In contemporary society, falsehood is identified as a ‘disorder’; the conditions of the digital knowledge society include transparency, surveillance, belonging, and knowing, and these influence how we perceive and know ourselves as knowers with and in opposition to others. Everything is information, everything has to be contributed as information, and the informed citizen’s duty is to be a life-long learner – this is the identity we are charged to perform.

Life-long learning has become an ideology of knowledge; some see this as supporting an epistocracy, where those who are ‘good’ at knowing are in power. But the knowledge order that this knowing is subordinated to is inherently contradictory; it constrains what we can and should know, and demands responsible knowing of the knower.

Any counter-knowledge order represents those who know differently; who resist the imperative to know, challenge the epistemic demands of the hegemonic knowledge order, and construct alternative knowledge hierarchies and approaches to knowing.

The far right is an example of such a counter-knowledge order; it can be understood less as a counter-public than as a defensive, resistant public that upholds older knowledge orders grounded in neo-conservative nostalgia and a sense of white superiority.
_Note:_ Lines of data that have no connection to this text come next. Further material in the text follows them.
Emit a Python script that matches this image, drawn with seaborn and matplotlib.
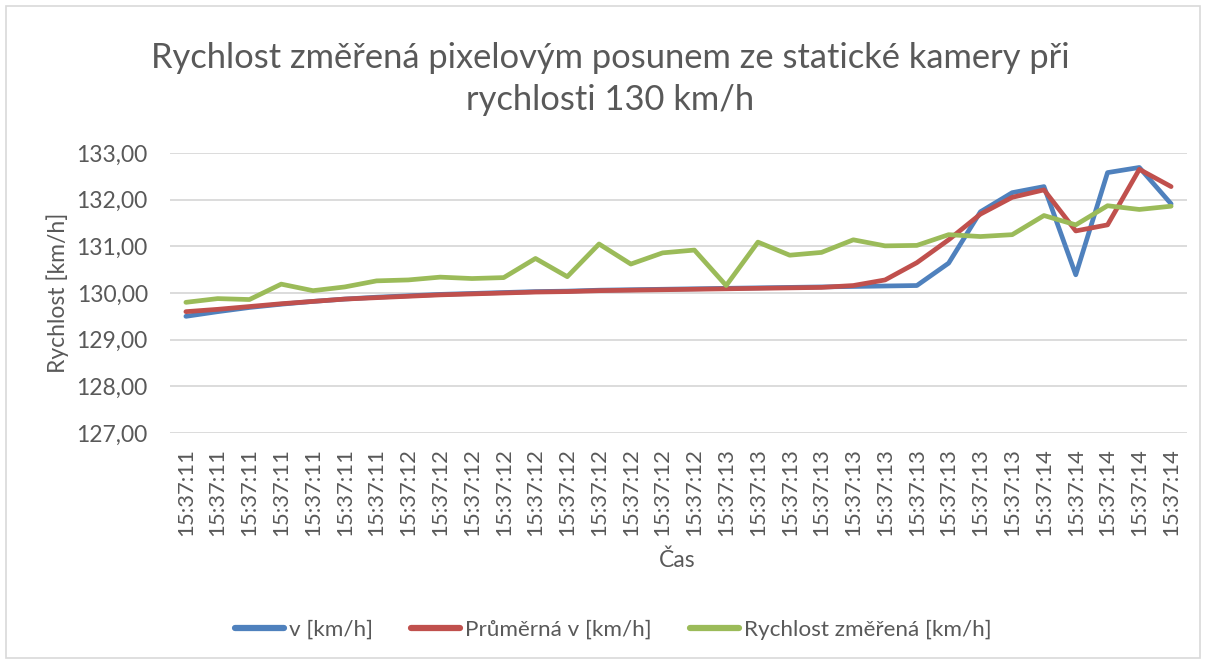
import matplotlib
matplotlib.use("Agg")
import matplotlib.pyplot as plt
import seaborn as sns
import pandas as pd
from matplotlib.patches import Rectangle

times = (["15:37:11"] * 7 + ["15:37:12"] * 10 + ["15:37:13"] * 10 + ["15:37:14"] * 5)

v_kmh = [129.50, 129.60, 129.69, 129.76, 129.82, 129.87, 129.91, 129.94, 129.97, 129.99,
         130.01, 130.03, 130.04, 130.06, 130.07, 130.08, 130.09, 130.10, 130.11, 130.12,
         130.13, 130.14, 130.15, 130.16, 130.64, 131.74, 132.15, 132.28, 130.39, 132.58,
         132.69, 131.91]

prumerna_v = [129.60, 129.65, 129.71, 129.77, 129.82, 129.87, 129.90, 129.93, 129.96, 129.98,
              130.00, 130.02, 130.03, 130.05, 130.06, 130.07, 130.08, 130.09, 130.10, 130.11,
              130.12, 130.16, 130.28, 130.65, 131.14, 131.69, 132.05, 132.21, 131.33, 131.46,
              132.65, 132.28]

rychlost_zmerena = [129.80, 129.88, 129.86, 130.19, 130.05, 130.13, 130.26, 130.28, 130.34, 130.31,
                    130.33, 130.74, 130.35, 131.05, 130.62, 130.86, 130.92, 130.16, 131.09, 130.81,
                    130.87, 131.14, 131.01, 131.02, 131.25, 131.21, 131.25, 131.66, 131.46, 131.87,
                    131.79, 131.86]

series_names = ["v [km/h]", "Průměrná v [km/h]", "Rychlost změřená [km/h]"]
colors = ["#4F81BD", "#C0504D", "#9BBB59"]

title = "Rychlost změřená pixelovým posunem ze statické kamery při\nrychlosti 130 km/h"
y_ticks = [127, 128, 129, 130, 131, 132, 133]

sns.set_theme(style="white")
plt.rcParams['font.family'] = ['Lato', 'DejaVu Sans']
text_color = "#595959"

idx = list(range(len(times)))
df = pd.DataFrame({
    "idx": idx * 3,
    "value": v_kmh + prumerna_v + rychlost_zmerena,
    "series": [series_names[0]] * len(idx) + [series_names[1]] * len(idx) + [series_names[2]] * len(idx),
})

fig = plt.figure(figsize=(12.07, 6.64), dpi=100)
W, H = 1207, 664
ax = fig.add_axes([170 / W, (H - 433) / H, (1187 - 170) / W, (433 - 153) / H])

sns.lineplot(data=df, x="idx", y="value", hue="series", hue_order=series_names,
             palette=colors, linewidth=3.4, ax=ax, legend=True, sort=False)

ax.set_xlim(-0.5, len(times) - 0.5)
ax.set_ylim(127, 133)
ax.set_yticks(y_ticks)
ax.set_yticklabels([f"{t:.2f}".replace(".", ",") for t in y_ticks], fontsize=16.5, color=text_color)
ax.set_xticks(idx)
ax.set_xticklabels(times, rotation=90, fontsize=15.8, color=text_color)
ax.tick_params(axis="both", length=0)
ax.tick_params(axis="x", pad=11)
ax.tick_params(axis="y", pad=16)
ax.grid(axis="y", color="#D9D9D9", linewidth=1.3)
ax.grid(axis="x", visible=False)
for s in ax.spines.values():
    s.set_visible(False)
ax.set_axisbelow(True)

ax.set_xlabel("")
ax.set_ylabel("")
fig.text(58 / W, 1 - 293 / H, "Rychlost [km/h]", rotation=90, ha="center", va="center",
         fontsize=16.5, color=text_color)
fig.text(677 / W, 1 - 560 / H, "Čas", ha="center", va="center", fontsize=16.5, color=text_color)
fig.text(610 / W, 1 - 79 / H, title, ha="center", va="center", fontsize=24.8,
         color=text_color, linespacing=1.42)

leg = ax.legend(loc="center", bbox_to_anchor=(613 / W, 1 - 630 / H), bbox_transform=fig.transFigure,
                ncol=3, frameon=False, fontsize=16.2, handlelength=2.2, handletextpad=0.2,
                columnspacing=1.7)
for t in leg.get_texts():
    t.set_color(text_color)
for l in leg.get_lines():
    l.set_linewidth(4.5)

fig.add_artist(Rectangle((6 / W, 6 / H), (1200 - 6) / W, (658 - 6) / H, transform=fig.transFigure,
                         fill=False, edgecolor="#D9D9D9", linewidth=1.2))

fig.savefig("out.png", dpi=100)
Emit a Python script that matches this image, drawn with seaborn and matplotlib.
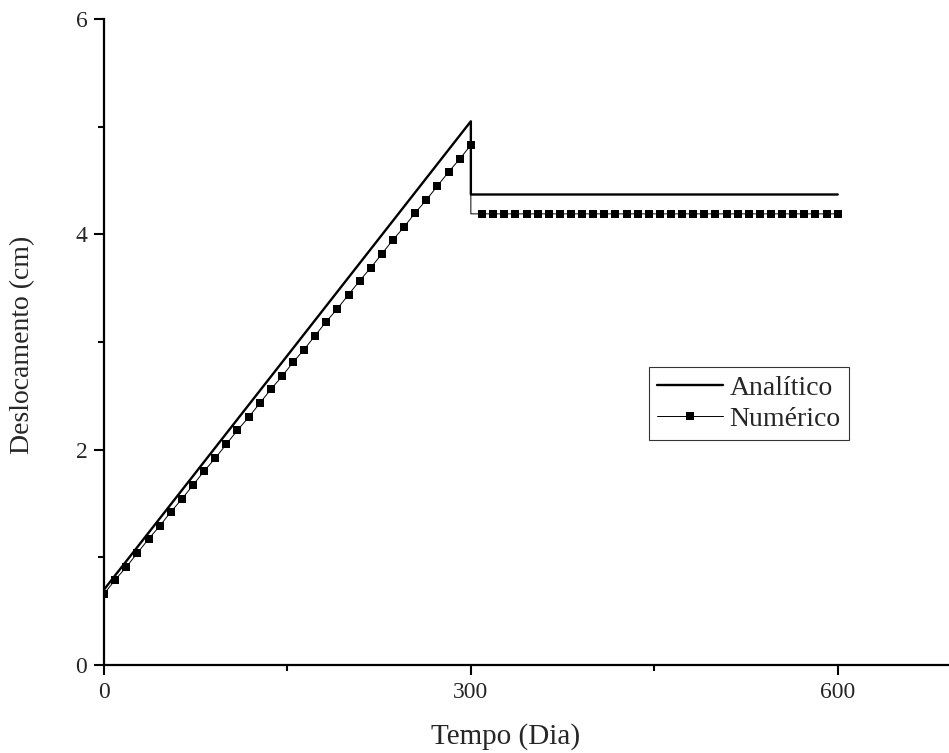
import matplotlib
matplotlib.use("Agg")
import matplotlib.pyplot as plt
import seaborn as sns
from matplotlib.ticker import MultipleLocator

# Analytical solution
t_analitico = [0, 300, 300, 600]
d_analitico = [0.70, 5.05, 4.37, 4.37]

# Numerical solution: rising branch up to day 300, drop, then constant branch
t_numerico = [0, 9.1, 18.2, 27.3, 36.4, 45.5, 54.5, 63.6, 72.7, 81.8,
              90.9, 100.0, 109.1, 118.2, 127.3, 136.4, 145.5, 154.5, 163.6, 172.7,
              181.8, 190.9, 200.0, 209.1, 218.2, 227.3, 236.4, 245.5, 254.5, 263.6,
              272.7, 281.8, 290.9, 300.0,
              300.0,
              309.1, 318.2, 327.3, 336.4, 345.5, 354.5, 363.6, 372.7, 381.8, 390.9,
              400.0, 409.1, 418.2, 427.3, 436.4, 445.5, 454.5, 463.6, 472.7, 481.8,
              490.9, 500.0, 509.1, 518.2, 527.3, 536.4, 545.5, 554.5, 563.6, 572.7,
              581.8, 590.9, 600.0]
d_numerico = [0.66, 0.79, 0.91, 1.04, 1.17, 1.29, 1.42, 1.54, 1.67, 1.80,
              1.92, 2.05, 2.18, 2.30, 2.43, 2.56, 2.68, 2.81, 2.93, 3.06,
              3.19, 3.31, 3.44, 3.57, 3.69, 3.82, 3.95, 4.07, 4.20, 4.32,
              4.45, 4.58, 4.70, 4.83,
              4.19,
              4.19, 4.19, 4.19, 4.19, 4.19, 4.19, 4.19, 4.19, 4.19, 4.19,
              4.19, 4.19, 4.19, 4.19, 4.19, 4.19, 4.19, 4.19, 4.19, 4.19,
              4.19, 4.19, 4.19, 4.19, 4.19, 4.19, 4.19, 4.19, 4.19, 4.19,
              4.19, 4.19, 4.19]

# the corner point at the drop carries no marker
corner = 34
marcas = [i for i in range(len(t_numerico)) if i != corner]

sns.set_style("ticks")
plt.rcParams["font.family"] = ["Liberation Serif", "DejaVu Serif"]

fig = plt.figure(figsize=(9.49, 7.53), dpi=100)
ax = fig.add_axes([104 / 949, 88 / 753, 845 / 949, 646 / 753])

sns.lineplot(x=t_analitico, y=d_analitico, ax=ax, estimator=None, sort=False,
             color="black", linewidth=1.7, label="Analítico")
sns.lineplot(x=t_numerico, y=d_numerico, ax=ax, estimator=None, sort=False,
             color="black", linewidth=0.7, marker="s", markersize=5.5,
             markeredgewidth=0, markevery=marcas, label="Numérico")

ax.set_xlim(0, 691)
ax.set_ylim(0, 6)
ax.xaxis.set_major_locator(MultipleLocator(300))
ax.xaxis.set_minor_locator(MultipleLocator(150))
ax.yaxis.set_major_locator(MultipleLocator(2))
ax.yaxis.set_minor_locator(MultipleLocator(1))
ax.tick_params(axis="both", which="major", direction="out", length=7, width=1.5,
               labelsize=17, color="black", pad=5)
ax.tick_params(axis="both", which="minor", direction="out", length=4, width=1.5,
               color="black")

for side in ["top", "right"]:
    ax.spines[side].set_visible(False)
for side in ["left", "bottom"]:
    ax.spines[side].set_linewidth(1.6)
    ax.spines[side].set_color("black")

ax.set_xlabel("Tempo (Dia)", fontsize=21)
ax.set_ylabel("Deslocamento (cm)", fontsize=20)
ax.xaxis.set_label_coords((506 - 104) / 845, -0.09)
ax.yaxis.set_label_coords(-0.082, (665 - 345) / 646)

leg = ax.legend(loc="upper left", bbox_to_anchor=((649 - 104) / 845, (665 - 367) / 646),
                fontsize=20, frameon=True, fancybox=False, edgecolor="black",
                borderpad=0.3, handlelength=2.35, handletextpad=0.25,
                labelspacing=0.2, borderaxespad=0)
leg.get_frame().set_linewidth(0.8)

fig.savefig("out.png", dpi=100)
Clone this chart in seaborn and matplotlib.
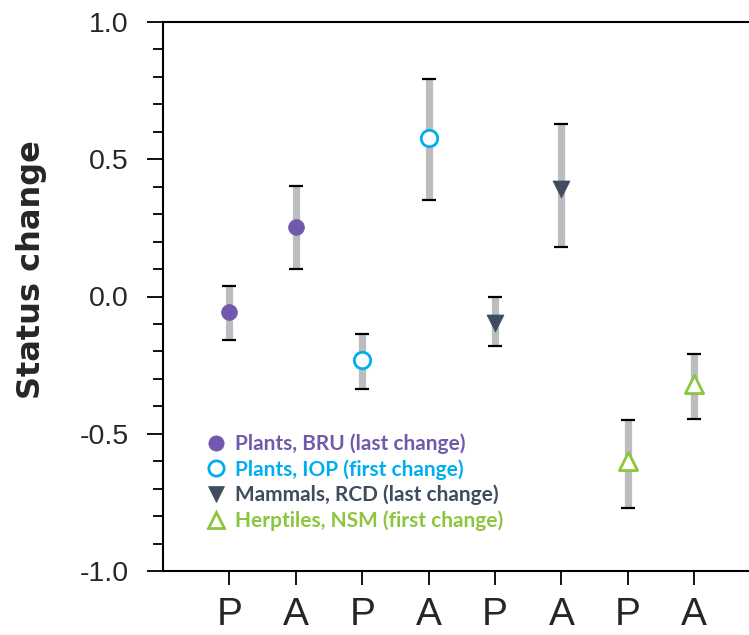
import matplotlib
matplotlib.use("Agg")
import matplotlib.pyplot as plt
from matplotlib.ticker import MultipleLocator, FuncFormatter
from matplotlib.lines import Line2D
from matplotlib.transforms import Bbox
import seaborn as sns
import pandas as pd
import numpy as np

# ---- data ----
tick_labels = ["P", "A", "P", "A", "P", "A", "P", "A"]
groups = ["Plants, BRU (last change)", "Plants, BRU (last change)",
          "Plants, IOP (first change)", "Plants, IOP (first change)",
          "Mammals, RCD (last change)", "Mammals, RCD (last change)",
          "Herptiles, NSM (first change)", "Herptiles, NSM (first change)"]
means = [-0.055, 0.254, -0.230, 0.577, -0.098, 0.393, -0.600, -0.320]
lower = [-0.159, 0.100, -0.336, 0.351, -0.180, 0.180, -0.770, -0.446]
upper = [0.039, 0.403, -0.135, 0.792, 0.000, 0.628, -0.450, -0.210]
group_names = ["Plants, BRU (last change)", "Plants, IOP (first change)",
               "Mammals, RCD (last change)", "Herptiles, NSM (first change)"]
group_colors = ["#7159ad", "#00aeef", "#3f4c5e", "#8cc63f"]
group_markers = ["o", "o", "v", "^"]
group_filled = [True, False, True, False]

df = pd.DataFrame({"pos": np.arange(len(means)), "mean": means,
                   "lower": lower, "upper": upper, "group": groups})

sns.set_style("ticks")
plt.rcParams["font.family"] = ["Liberation Sans", "DejaVu Sans"]

# draw on a wider canvas, then save only the 749x635 region so that the
# frame runs off the right edge as in the reference
W, H = 8.2, 6.35
fig = plt.figure(figsize=(W, H), dpi=100, facecolor="white")
ax = fig.add_axes([163 / (W * 100), 1 - 571 / 635,
                   (800 - 163) / (W * 100), (571 - 22) / 635])
ax.patch.set_visible(False)

# error bars
eb = ax.errorbar(df["pos"], df["mean"],
                 yerr=[df["mean"] - df["lower"], df["upper"] - df["mean"]],
                 fmt="none", ecolor="#bdbcc1", elinewidth=5.2, capsize=5.3,
                 capthick=1.6, zorder=2)
for cap in eb[1]:
    cap.set_color("black")
    cap.set_markeredgecolor("black")

# points
for name, col, mk, filled in zip(group_names, group_colors, group_markers, group_filled):
    sub = df[df["group"] == name]
    if filled:
        sns.scatterplot(data=sub, x="pos", y="mean", ax=ax, marker=mk,
                        color=col, edgecolor=col, s=130 if mk == "o" else 150,
                        linewidth=0.5, zorder=3, legend=False)
    else:
        sns.scatterplot(data=sub, x="pos", y="mean", ax=ax, marker=mk,
                        facecolor="white", edgecolor=col,
                        s=140 if mk == "o" else 170,
                        linewidth=2.0, zorder=3, legend=False)

ax.set_xlim(-1, (800 - 163) / 66.4 - 1)
ax.set_ylim(-1.0, 1.0)
ax.set_xticks(np.arange(len(tick_labels)))
ax.set_xticklabels(tick_labels, fontsize=28)
ax.yaxis.set_major_locator(MultipleLocator(0.5))
ax.yaxis.set_minor_locator(MultipleLocator(0.1))
ax.yaxis.set_major_formatter(FuncFormatter(lambda v, p: f"{v:.1f}"))
ax.tick_params(axis="y", which="both", right=False)
ax.tick_params(axis="y", which="major", length=11.5, width=1.3, labelsize=20.5,
               pad=13, color="black")
ax.tick_params(axis="y", which="minor", length=7, width=1.3, color="black")
ax.tick_params(axis="x", which="major", length=10, width=1.3, pad=9, color="black")
for s in ["left", "bottom", "top"]:
    ax.spines[s].set_linewidth(1.5)
    ax.spines[s].set_color("black")
ax.spines["right"].set_visible(False)
ax.set_xlabel("")
ax.set_ylabel("Status change", fontsize=23, fontweight="bold",
              family=["DejaVu Sans"])
ax.yaxis.set_label_coords(47 / (W * 100), 1 - 270 / 635, transform=fig.transFigure)

# legend
handles = []
for name, col, mk, filled in zip(group_names, group_colors, group_markers, group_filled):
    handles.append(Line2D([], [], linestyle="none", marker=mk, markersize=11,
                          markerfacecolor=col if filled else "white",
                          markeredgecolor=col, markeredgewidth=0.5 if filled else 2.0))
leg = ax.legend(handles, group_names, loc="upper left",
                bbox_to_anchor=(26 / (800 - 163), 0.285), frameon=False,
                handlelength=0.8, handletextpad=0.5, labelspacing=0.25,
                prop={"family": ["Lato", "DejaVu Sans"], "weight": "bold", "size": 15})
for txt, col in zip(leg.get_texts(), group_colors):
    txt.set_color(col)

fig.savefig("out.png", dpi=100, facecolor="white",
            bbox_inches=Bbox.from_bounds(0, 0, 7.49, 6.35))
From its perspective, being an empowered and responsible knower is easier for the far right because they do not have to listen to and respect others as knowers whom their knowledge order sees as inferior.

The far right also reclaims role access and dissolves contexts in its counter-knowledge order: it draws on ‘alternative facts’, ‘common sense’, and ‘doing your own research’ – doing things that the hegemonic knowledge order requires us to do by substituting its own alternative epistemologies. This (counter-)knowledge production and testing is mixed with and subsumed under the agendas of the fear right’s political activism, and validated by ‘laziness masters’: political and epistomological leaders who block further knowledge-seeking by validating these alternative knowledge processes.

How can this be addressed, then? Simply dismissing these counter-knowledge orders as false is insufficient and a simple ideological move; it does not resolve the underlying conflict. It perpetuates the ideological delusion that the hegemonic knowledge order is always right.